5.02 Representations
of UMBFS.
UMBFS
represents and warrants to the Trust that:
A.
It is
a corporation duly organized and existing under the laws of the State of
Wisconsin; it is empowered under applicable law and by its Articles of
Incorporation and By-laws to enter into and perform this Agreement; and all
requisite proceedings have been taken to authorize it to enter into and perform
this Agreement.
B.
It is
duly registered as a transfer agent under Section 17A of the Exchange Act
to the
extent required.
C.
It has
received a copy of each Fund’s Prospectus which describes how sales and
redemptions of Shares shall be made.
ARTICLE
VI
ADDITIONAL
COVENANTS AND AGREEMENTS
6.01 Information
Updates.
During
the term of this Agreement the Trust shall have the ongoing obligation to
provide UMBFS with the following documents as soon as they become effective:
(i)
certified copies of all amendments to its Agreement and Declaration of Trust
and
By-laws made after the date of this Agreement; and (ii) a copy of each Fund’s
currently effective Prospectus.
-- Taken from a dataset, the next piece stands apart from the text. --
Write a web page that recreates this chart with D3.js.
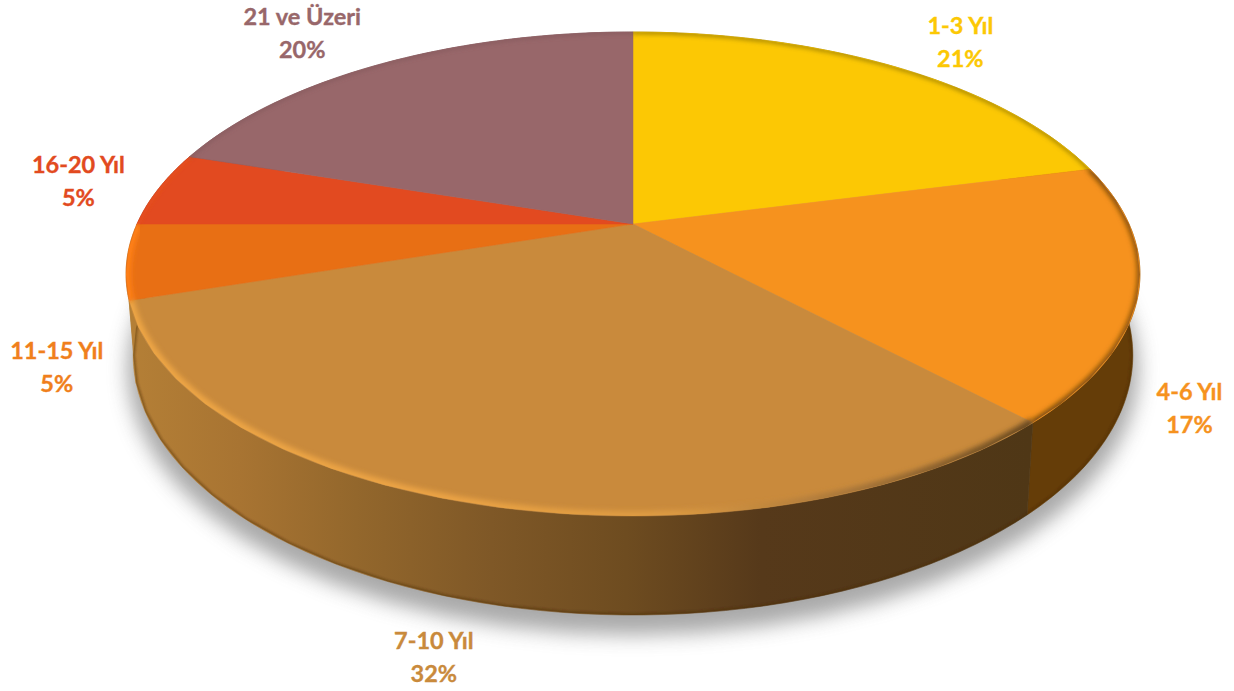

For purposes of this Agreement, UMBFS shall
not
be deemed to have notice of any information contained in any such Prospectus
until three (3) business days after it is actually received by
UMBFS.
6.02 Share
Qualification.
The
Trust agrees to take or cause to be taken all requisite steps to qualify
the
Shares for sale in all states in which the Shares shall at the time be offered
for sale and require qualification. If the Trust receives notice of any stop
order or other proceeding in any such state affecting such qualification
or the
sale of Shares, or of any stop order or other proceeding under the federal
securities laws affecting the sale of Shares, the Trust will give prompt
notice
thereof to UMBFS.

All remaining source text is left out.